Apart from his academic labours in connection with the history of dogma and of the church, he lived a life of great and varied usefulness as a theologian, a preacher and a citizen; and at his jubilee in 1873, not only the university and town of Basel but also the various churches of Switzerland united to do him honour. He died at Basel on 7 June 1874.
Hagenbach was a voluminous author, distinguished as a writer on church history. Though neither so learned and condensed as the contributions of Gieseler, nor so original and profound as those of Neander, his lectures are clear, attractive and free from narrow sectarian prejudice. In dogmatics, while avowedly a champion of the mediation theology (German: Vermittelungstheologie), based upon the fundamental conceptions of Herder and Schleiermacher, he was much less revolutionary than were many others of his school. He sought to maintain the old confessional documents, and to make the objective prevail over the purely subjective manner of viewing theological questions. But he himself was aware that in the endeavour to do so he was not always successful, and that his delineations of Christian dogma often betrayed a vacillating and uncertain hand.
His works include:
The lectures on church history under the general title Vorlesungen über die Kirchengeschichte von der ältesten Zeit bis zum 19ten Jahrhundert were reissued in seven volumes (1868–1872; vol. 1; vol. 2;vol. 3; vol. 4; vol. 5; vol. 6; vol. 7).

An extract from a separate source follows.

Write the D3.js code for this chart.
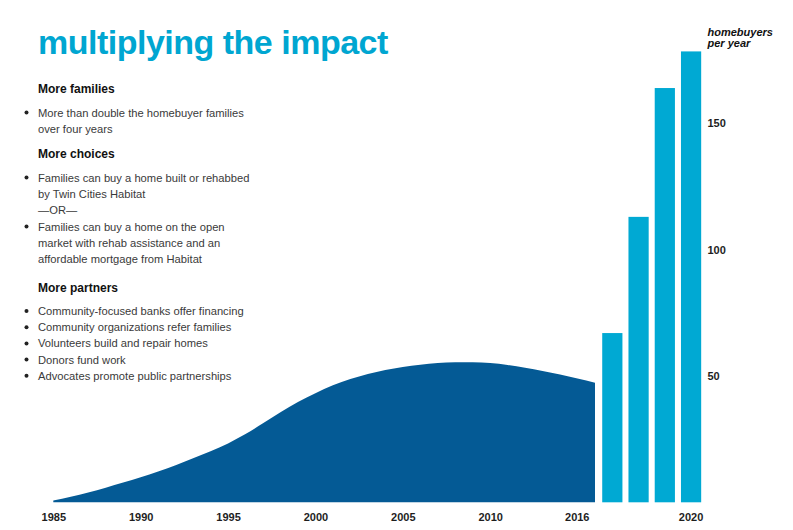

He edited the Kirchenblatt für die reformierte Schweiz (from 1845 to 1868), and also a series of biographies of the reformers of the Reformed Church, with selections from their writings (Leben und Schriften der Väter und Begründer der reformierten Kirche, Elberfeld, 1857–1862, 10 vols.), to which he contributed the lives of Oecolampadius and Oswald Myconius (1859, see above).